Para no pocos beber de la cansada ubre del Estado es una forma de vida. ¿De qué otro modo se explican los parlamentarios reelectos, alcaldes reincidentes, presidentes tozudos, autoridades que se aferran a ministerios o puestos claves? No hay excelsa vocación de servicio al público, sino descarada angurria.
Muchos se pasan de la raya y transitan por los vituperables senderos del delito, coima, cohecho, asalto, crimen y asesinato de la fe del pueblo. ¡Y encima tienen la desverguenza de creer que la gente es boba o débil mental!
Por un lado las termitas expolian el aparato del Estado y los cacos de gran formato (con abogángsters por decenas de respaldo) urden sus estafas porque saben que la impunidad también es un negocio que compra jueces, policías, testimonios, al peso y al paso.
Que se vayan todos es un magnífico lema aunque, valgan verdades, posee poca savia. ¿Se imagina usted que los rateros van a dejar sus “puestos de trabajo” que les dan placeres, títulos profesionales, doctorados honoris causa, dineros en gran formato y por millones? A estas sanguijuelas ¡hay que botarlas a foetazo limpio y no votarlas nunca más!
El 20 de setiembre de 1956, el senador Raúl Porras Barrenechea pronunció un brillante discurso que entre otras cosas decía:
“Es absurdo que se nos diga que no hay responsabilidad por razones ajenas a la validez de la norma jurídica. De acuerdo con las razones alegadas por el dictamen en mayoría, así como no se puede juzgar la responsabilidad de un presidente, podría, en el derecho civil, impedirse que se tome cuentas al empleado de una hacienda, porque esto no es constructivo y porque perjudica a la convivencia. El impunismo ha sido uno de los mayores defectos peruanos y una muestra de nuestro débil sentido jurídico y moral, que debemos reforzar mediante una política más conciente y orgánica. Por falta de un sentido profundo del deber, vivimos políticamente a la deriva, aceptando que al final de tanto desconcierto no hay otro camino para nuestros problemas que el de la violencia o la sangre. Frente a esta inercia moral cabe escuchar, por lo menos, el consejo del jurista alemán Ihering: “Entre las dos máximas, no cometas ninguna injusticia y no toleres ninguna injusticia”, yo diría que primero es: No toleres ninguna injusticia y segundo, No cometas ninguna injusticia”. (Aplausos)

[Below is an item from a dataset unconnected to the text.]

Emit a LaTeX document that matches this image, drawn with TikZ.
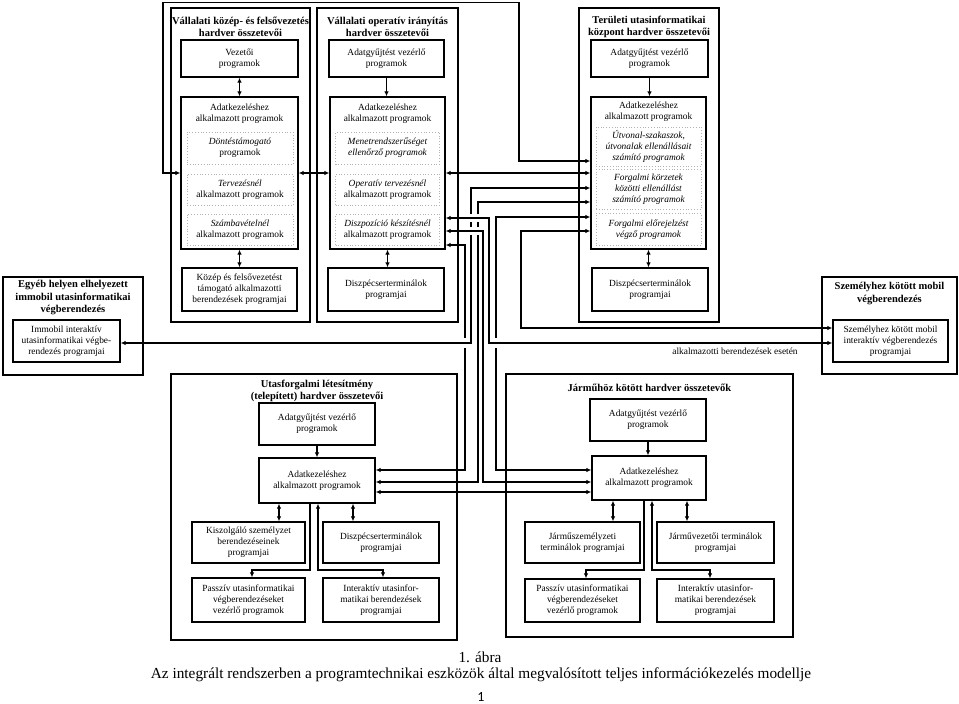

La impunidad debe ser combatida. Voces más autorizadas y que tienen el prestigio del sufrimiento y de la inteligencia, por la profunda moralidad de su vida, han protestado anticipadamente contra la posibilidad de una impunidad del régimen restaurador. Entre ellas está la palabra de Felipe Barreda y Laos, maestro y periodista, desterrado permanentemente del Perú, que acaso me escuche en este recinto y quien, al regresar al Perú después de una verdadera odisea y de haber sido sacado a empellones de su patria, ha escrito: “El desgarramiento moral se intensifica al constatar que los autores de tales agravios no sólo aseguran siempre su impunidad, sino que exhiben cínicamente la ilícita prosperidad que atesoraron merced a tan delictuosos abusos de la fuerza, que tiene por finalidad amordazar la fiscalización de la opinión pública sobre la gestión gubernativa”.
¿No nos vienen diciendo algunos huérfanos de cualquier calidad moral, capitanes de taifas oportunistas, que ellos NO recibieron nada y que son otros a los que hay que tomar cuentas? ¿Cómo adquirieron bienes inmuebles, viajes al por mayor, tren de vida superior, cuando, por decenios ¡jamás! trabajaron?
Perú no debe seguir siendo una guarida para la impunidad y para la mimetización de cacos que se guardan ante las tormentas y reaparecen para las elecciones. El pueblo tiene que echar a las cúpulas de agrupaciones electorales que sólo tienen un propósito avieso: robar.
Política no es equivalente de asesinar a una nación. Y lo que ocurre en el Perú de nuestros días brinda la extraordinaria oportunidad de enviar al basurero de la historia a una casta indigna y mediocre por la comisión de sus latrocinios.